Unable to capture much inside, I decided to step out and check the exterior. The exterior walls have three horizontal sections- base, mid and top. Each of the section has its own theme. The top has miniature or model mantapas and temples. The proportions of the components are exactly the same as actual structures. The mid section is a series of individual idols representing legendary characters, each one of them telling a story. Below and above every idol is a ornate base and an ornate arch. The lowest section i.e. the base, is divided into five tiers. Actually its six but only five of them carry sculptures while one is blank. Let's take a look at the six tiers starting with the lowest. Tier-1 consists of royal elephants signifying strength. Tier-2 has cavalry and infantry signifying speed/agility. Tier-3 is Kirtimukha between creepers. Tier-4 is blank. If I remember correctly, according to a guide, any other sculpture could sculpt anything better than what is already here. Tier- 5 consists of Yali, an imaginary creature with mixed features. And the last, Tier-6 is peacocks signifying grace.

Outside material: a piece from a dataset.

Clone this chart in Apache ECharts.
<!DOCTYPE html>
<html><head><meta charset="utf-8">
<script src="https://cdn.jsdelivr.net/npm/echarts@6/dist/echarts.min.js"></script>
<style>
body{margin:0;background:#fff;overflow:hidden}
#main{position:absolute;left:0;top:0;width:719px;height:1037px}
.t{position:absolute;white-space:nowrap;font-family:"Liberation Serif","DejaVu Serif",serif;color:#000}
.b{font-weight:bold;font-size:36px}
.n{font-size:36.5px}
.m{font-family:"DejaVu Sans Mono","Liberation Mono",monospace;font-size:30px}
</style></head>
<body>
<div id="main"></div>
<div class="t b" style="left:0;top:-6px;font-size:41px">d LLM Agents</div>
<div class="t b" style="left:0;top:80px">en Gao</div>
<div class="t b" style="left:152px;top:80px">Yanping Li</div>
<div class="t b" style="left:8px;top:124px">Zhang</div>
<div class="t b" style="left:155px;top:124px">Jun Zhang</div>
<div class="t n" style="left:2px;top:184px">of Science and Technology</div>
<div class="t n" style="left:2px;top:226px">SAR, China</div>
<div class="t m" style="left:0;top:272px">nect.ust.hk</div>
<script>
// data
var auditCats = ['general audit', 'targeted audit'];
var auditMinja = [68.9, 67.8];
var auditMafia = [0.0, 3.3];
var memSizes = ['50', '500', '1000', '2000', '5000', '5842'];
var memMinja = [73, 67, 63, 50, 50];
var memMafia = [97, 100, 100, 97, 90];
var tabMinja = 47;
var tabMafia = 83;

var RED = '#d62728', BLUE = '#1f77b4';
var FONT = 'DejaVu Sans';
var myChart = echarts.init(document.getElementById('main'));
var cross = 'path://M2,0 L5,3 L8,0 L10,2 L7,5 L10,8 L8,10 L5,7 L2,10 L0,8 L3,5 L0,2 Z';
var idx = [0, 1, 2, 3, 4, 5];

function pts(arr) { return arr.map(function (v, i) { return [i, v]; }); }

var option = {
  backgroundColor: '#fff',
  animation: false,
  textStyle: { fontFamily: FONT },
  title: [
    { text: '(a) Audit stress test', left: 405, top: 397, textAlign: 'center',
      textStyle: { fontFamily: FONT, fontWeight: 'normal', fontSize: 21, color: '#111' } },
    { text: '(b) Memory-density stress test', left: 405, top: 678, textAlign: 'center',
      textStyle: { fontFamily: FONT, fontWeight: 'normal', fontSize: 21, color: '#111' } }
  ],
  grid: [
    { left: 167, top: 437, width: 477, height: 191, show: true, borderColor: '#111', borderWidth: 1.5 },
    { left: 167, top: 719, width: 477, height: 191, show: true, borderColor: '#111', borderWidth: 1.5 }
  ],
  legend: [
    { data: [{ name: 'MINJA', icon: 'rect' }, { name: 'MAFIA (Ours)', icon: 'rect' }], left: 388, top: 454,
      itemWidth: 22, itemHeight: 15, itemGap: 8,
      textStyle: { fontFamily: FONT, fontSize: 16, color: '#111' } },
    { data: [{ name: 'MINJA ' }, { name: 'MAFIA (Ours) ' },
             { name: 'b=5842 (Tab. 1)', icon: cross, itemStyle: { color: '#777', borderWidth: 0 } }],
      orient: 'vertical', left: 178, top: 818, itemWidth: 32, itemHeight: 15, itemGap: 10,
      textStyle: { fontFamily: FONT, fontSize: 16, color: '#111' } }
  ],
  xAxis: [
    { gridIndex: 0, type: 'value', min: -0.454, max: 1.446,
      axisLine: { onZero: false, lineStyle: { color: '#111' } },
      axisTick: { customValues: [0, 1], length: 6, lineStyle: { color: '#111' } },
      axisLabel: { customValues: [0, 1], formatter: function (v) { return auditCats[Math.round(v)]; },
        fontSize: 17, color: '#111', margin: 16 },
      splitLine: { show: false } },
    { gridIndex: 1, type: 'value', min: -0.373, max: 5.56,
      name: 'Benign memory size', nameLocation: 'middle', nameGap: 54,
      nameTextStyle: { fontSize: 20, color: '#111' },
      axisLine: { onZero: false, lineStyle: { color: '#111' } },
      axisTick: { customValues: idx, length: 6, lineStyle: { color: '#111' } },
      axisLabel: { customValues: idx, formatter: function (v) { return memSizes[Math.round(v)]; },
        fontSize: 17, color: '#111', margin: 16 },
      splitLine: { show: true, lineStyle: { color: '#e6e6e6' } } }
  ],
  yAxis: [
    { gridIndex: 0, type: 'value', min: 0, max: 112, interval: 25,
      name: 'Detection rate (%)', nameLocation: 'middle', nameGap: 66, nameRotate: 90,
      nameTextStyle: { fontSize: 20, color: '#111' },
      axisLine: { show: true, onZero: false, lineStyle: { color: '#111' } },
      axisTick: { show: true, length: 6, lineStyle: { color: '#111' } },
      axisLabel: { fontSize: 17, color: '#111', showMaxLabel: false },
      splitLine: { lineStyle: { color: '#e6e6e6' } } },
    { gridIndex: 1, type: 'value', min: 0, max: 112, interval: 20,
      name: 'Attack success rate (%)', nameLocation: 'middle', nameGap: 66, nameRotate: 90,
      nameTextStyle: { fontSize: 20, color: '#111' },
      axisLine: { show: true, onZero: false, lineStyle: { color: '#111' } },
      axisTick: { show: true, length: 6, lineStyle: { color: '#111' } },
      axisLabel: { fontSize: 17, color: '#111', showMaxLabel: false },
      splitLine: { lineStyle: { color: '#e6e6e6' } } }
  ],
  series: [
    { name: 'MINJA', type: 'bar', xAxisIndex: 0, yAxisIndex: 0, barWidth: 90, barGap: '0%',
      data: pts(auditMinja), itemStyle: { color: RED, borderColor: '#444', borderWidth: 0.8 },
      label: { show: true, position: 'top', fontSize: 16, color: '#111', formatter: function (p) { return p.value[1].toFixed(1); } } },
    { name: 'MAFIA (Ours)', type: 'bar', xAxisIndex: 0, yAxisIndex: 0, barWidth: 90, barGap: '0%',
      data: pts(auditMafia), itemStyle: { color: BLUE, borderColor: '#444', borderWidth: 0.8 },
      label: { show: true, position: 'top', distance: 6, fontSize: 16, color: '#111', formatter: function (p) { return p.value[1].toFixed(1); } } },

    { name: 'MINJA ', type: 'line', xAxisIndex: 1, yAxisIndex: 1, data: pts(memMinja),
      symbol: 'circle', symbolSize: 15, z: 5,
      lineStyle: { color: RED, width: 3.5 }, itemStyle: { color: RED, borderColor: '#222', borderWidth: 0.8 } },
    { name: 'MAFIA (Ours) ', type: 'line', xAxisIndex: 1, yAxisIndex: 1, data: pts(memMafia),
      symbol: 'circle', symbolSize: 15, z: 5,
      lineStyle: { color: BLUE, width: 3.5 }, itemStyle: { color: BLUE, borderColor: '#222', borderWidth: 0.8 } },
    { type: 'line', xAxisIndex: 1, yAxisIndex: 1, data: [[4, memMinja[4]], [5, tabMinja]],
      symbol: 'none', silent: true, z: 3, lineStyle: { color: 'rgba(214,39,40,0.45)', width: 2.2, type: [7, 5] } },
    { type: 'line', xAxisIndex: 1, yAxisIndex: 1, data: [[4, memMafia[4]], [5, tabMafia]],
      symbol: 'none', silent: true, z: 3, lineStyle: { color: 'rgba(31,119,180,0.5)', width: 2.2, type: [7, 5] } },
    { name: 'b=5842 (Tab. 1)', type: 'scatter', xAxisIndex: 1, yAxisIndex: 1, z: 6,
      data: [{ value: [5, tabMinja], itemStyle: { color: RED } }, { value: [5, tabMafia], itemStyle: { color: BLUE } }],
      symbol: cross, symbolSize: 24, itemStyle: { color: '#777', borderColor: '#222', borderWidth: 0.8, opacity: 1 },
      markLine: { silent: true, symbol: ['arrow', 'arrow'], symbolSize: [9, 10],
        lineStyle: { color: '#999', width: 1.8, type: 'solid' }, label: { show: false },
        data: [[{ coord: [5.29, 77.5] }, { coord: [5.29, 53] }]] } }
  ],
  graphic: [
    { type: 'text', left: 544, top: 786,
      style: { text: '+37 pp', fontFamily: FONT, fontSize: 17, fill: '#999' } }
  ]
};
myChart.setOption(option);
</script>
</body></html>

In the above picture, from right to left; a group of musicians are seen. Then there's Arjuna aiming at the fish, the fish's eye in particular. The next idol is Shiva slaying Gajasura, the scene is commonly known as Gajasura Samhara.
A closer look at the musicians group.
The temple as seen from north-western corner. The walls closest to the camera is Garbhagudi and farther is the Sabhamantapa. The Garbhagudi in plan is star-shaped while the Sabhamantapa is rectangular. Above the three sections are ornate canopies. The temple has no Shikhara, obviously this is an incomplete work.

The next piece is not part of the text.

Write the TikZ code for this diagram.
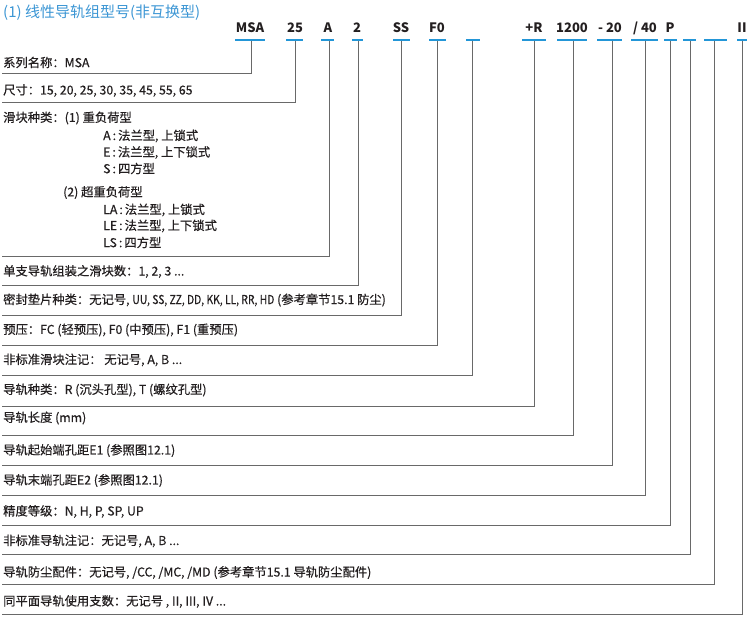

After Gajasura Samhara, the next important idol is standing Shiva holding a Damaru and Trisul. Close to Shiva is Brahma, identifiable by the three bearded faces. In fact in this view one can see several idols of Shiva holding Damaru & Trishul. One particular image is special here, Shiva & Parvati astride Nandi. This very image is the deity at Someshwara Gudi, Lakshmeshwara in Gadag district.

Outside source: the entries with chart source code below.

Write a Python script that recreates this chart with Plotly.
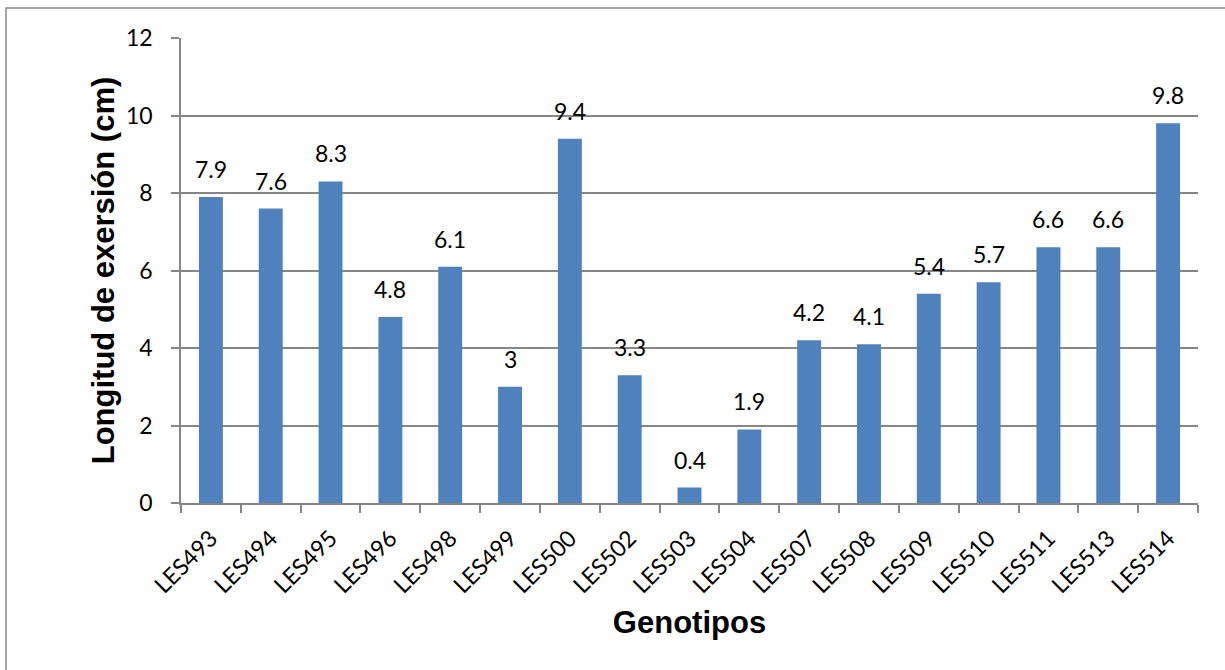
import plotly.graph_objects as go

genotipos = ["LES493", "LES494", "LES495", "LES496", "LES498", "LES499", "LES500",
             "LES502", "LES503", "LES504", "LES507", "LES508", "LES509", "LES510",
             "LES511", "LES513", "LES514"]
longitud = [7.9, 7.6, 8.3, 4.8, 6.1, 3, 9.4, 3.3, 0.4, 1.9, 4.2, 4.1, 5.4, 5.7,
            6.6, 6.6, 9.8]
y_ticks = [0, 2, 4, 6, 8, 10, 12]

W, H = 1225, 670
L, R, T, B = 181, 27, 38, 167
pw, ph = W - L - R, H - T - B

fig = go.Figure(go.Bar(
    x=genotipos, y=longitud,
    marker=dict(color="#4F81BD", line=dict(width=0)),
    hoverinfo="x+y",
))

for g, v in zip(genotipos, longitud):
    fig.add_annotation(x=g, y=v, text=f"{v:g}", showarrow=False,
                       yanchor="bottom", yshift=12,
                       font=dict(family="Lato", size=23, color="#000000"))

# outer frame around the whole chart
fig.add_shape(type="rect", xref="paper", yref="paper",
              x0=-(L - 6) / pw, x1=1 + (R + 20) / pw,
              y0=-(B + 20) / ph, y1=1 + (T - 8) / ph,
              line=dict(color="#868686", width=1.5), fillcolor="rgba(0,0,0,0)",
              layer="below")

fig.update_layout(
    width=W, height=H,
    margin=dict(l=L, r=R, t=T, b=B),
    paper_bgcolor="white", plot_bgcolor="white",
    bargap=0.6,
    showlegend=False,
    xaxis=dict(
        type="category",
        tickangle=-45,
        tickson="boundaries",
        ticks="outside", ticklen=8, tickcolor="#868686", tickwidth=1.5,
        ticklabelstandoff=11,
        showline=True, linecolor="#868686", linewidth=1.5,
        showgrid=False,
        tickfont=dict(family="Lato", size=23, color="#000000"),
        title=dict(text="<b>Genotipos</b>", standoff=14,
                   font=dict(family="Liberation Sans", size=31, color="#000000")),
    ),
    yaxis=dict(
        range=[0, 12],
        tickvals=y_ticks,
        ticks="outside", ticklen=8, tickcolor="#868686", tickwidth=1.5,
        ticklabelstandoff=14,
        showline=True, linecolor="#868686", linewidth=1.5,
        showgrid=True, gridcolor="#868686", gridwidth=1.5,
        zeroline=False,
        tickfont=dict(family="Lato", size=23, color="#000000"),
        title=dict(text="<b>Longitud de exersión (cm)</b>", standoff=2,
                   font=dict(family="Liberation Sans", size=31, color="#000000")),
    ),
)

fig.write_html("out.html")
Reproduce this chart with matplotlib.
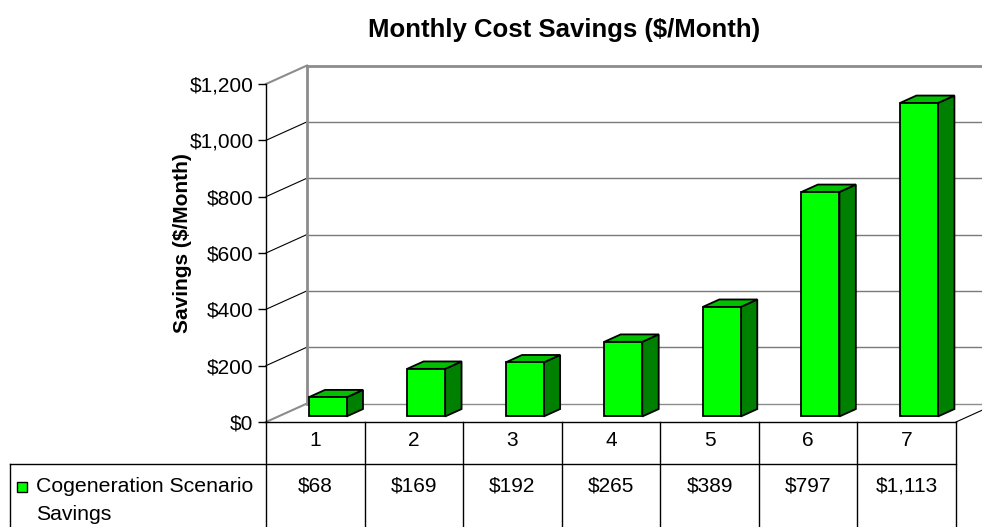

A closer look at the creator Brahma. To his right is a pair, with horse heads, holding an egg-shaped object - wondering what story this is from.
Then we have Bhringi, the three legged sage.
This is the western view of the temple. The canopy portion of the structure is better preserved in this side than in the front. Here we have images of Mahishamardhini, Ganesha, and others I can't identify.
A sitting Ganapathi. The sword wielding warrior carrying a couple on his shoulder is?
Here we have Mahishasura Mardhini, Natya Shiva and a seated Shiva.
As we move towards rthe northern side of the temple, we have Shiva-Parvati riding a Yali, Parvati sitting on Shiva's lap and Karthikeya among other idols.
Also there's a fire holding Shiva, Shiva riding Nandi among other idols. The voluptuous girl next to Nandi-Shiva idol is an interesting one. She's holding a snake with both hands raised over her head. She'd clad only in jewelry and a pair of platform slippers. It is often said that many of the popular fashions clothing & footwear already existed centuries ago, nothing is new, and we have proof here.
We come around to the front of the temple. This is the south-eastern corner. This part of the temple is less finished and also more damage can be seen here. The idol in the middle of the picture is Shiva-Parvati riding Nandi. This image and the neighboring ones are still draft versions.
The first idol from the left is Shiva dancing on the dwarf Apasmara. Apasmara represents negativity and Shiva stomps out negative forces by dancing on Apasmara's back.
In the final image there's an idol depicting a fashionable robe and high-heel footwear.
With the sun beating down fiercely, I decided to call it a tour. After a short break I along with the caretaker headed towards Chennakeshava Devastana.